The British reaped considerable rewards from their occupation, ensuring a steady supply of Egyptian cotton for the mills of Lancashire as well as security for the Suez Canal, which reduced the journey to India by 6,000 km. The occupiers sought to avoid the appearance of ruling Egyptians directly, opting to have their diplomatic representatives in the country exert whatever pressure was necessary on Egyptian leaders in order for their prerogatives to be respected. Nevertheless, the British swiftly earned the enmity of Egyptians. The colonial aggression and interference in Egypt stoked a nationalist movement that would finally expel the British military from Egyptian soil in 1954.
The Americans made much of their withdrawal of troops from Iraq in 2011, with the final contingent of soldiers departing the country on December 18 of that year. But they left in their wake the largest U.S. embassy in the world, with a staff that has reached as high as 16,000. The irony of having left such an enormous diplomatic presence behind is that the actual influence of the Americans in the country has practically collapsed, given the fierce resentment about the conduct of the U.S. occupation that lingers in the country – a resentment that has emboldened and empowered the Iranian state in cultivating its influence in Iraqi government, social, and cultural circles. One need only glance at the latest figures of the Iraq Body Count project – between roughly 112,000 and 122,000 civilian deaths from violence since the invasion – to grasp the ferocity of that resentment.
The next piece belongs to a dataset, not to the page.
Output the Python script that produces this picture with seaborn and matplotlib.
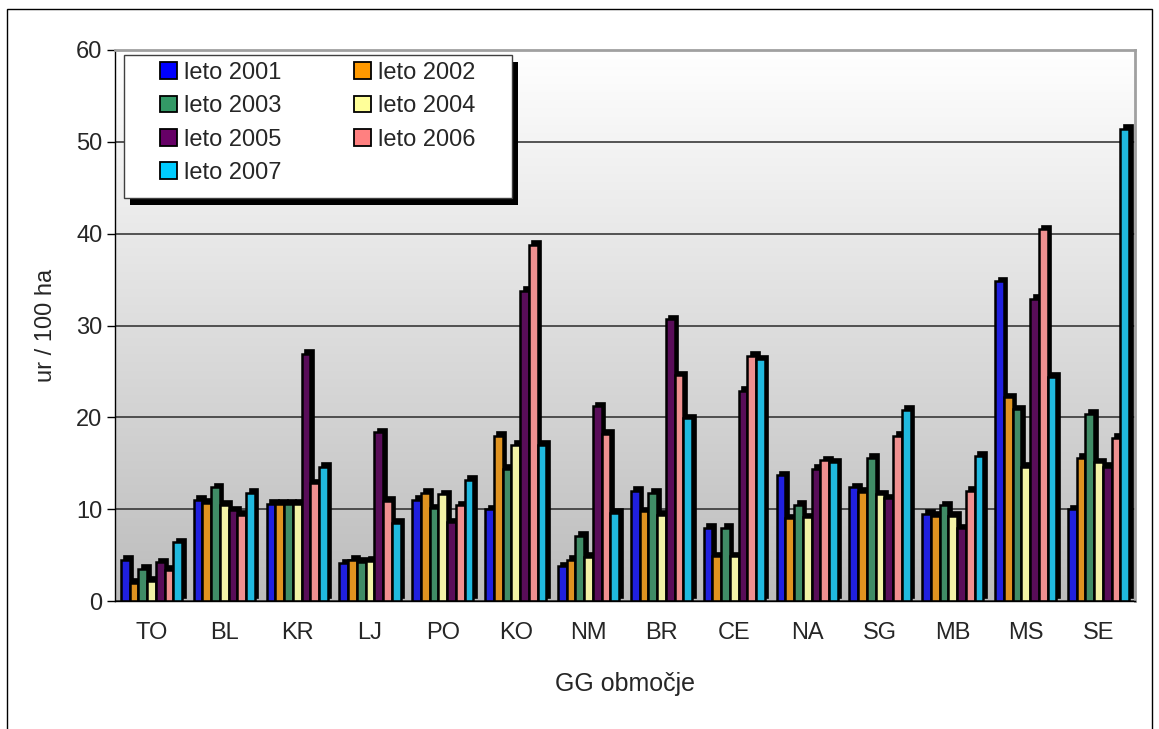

But this comparison of Egypt 1882 with Iraq 2003 has important limits. Despite having experienced a seven-decade-long colonial occupation, Egyptians never faced the level of violence under the British that Iraqis faced under the Americans. And here I speak not simply of physical violence, that is, violence against persons or property. I speak too of a more figurative violence, the obliteration of Iraqi heritage. The American occupiers stood by as countless Iraqi artifacts, manuscripts, and books were stolen or destroyed. Moreover, they have appropriated vast swaths of Iraqi history for themselves, having transferred countless documents of the Baath regime to their own archives. After all of the brutal physical violence of the past ten years, I suspect that it is this figurative violence, this obliteration of Iraqi heritage, that will define this dark period in Iraqi memory for years to come.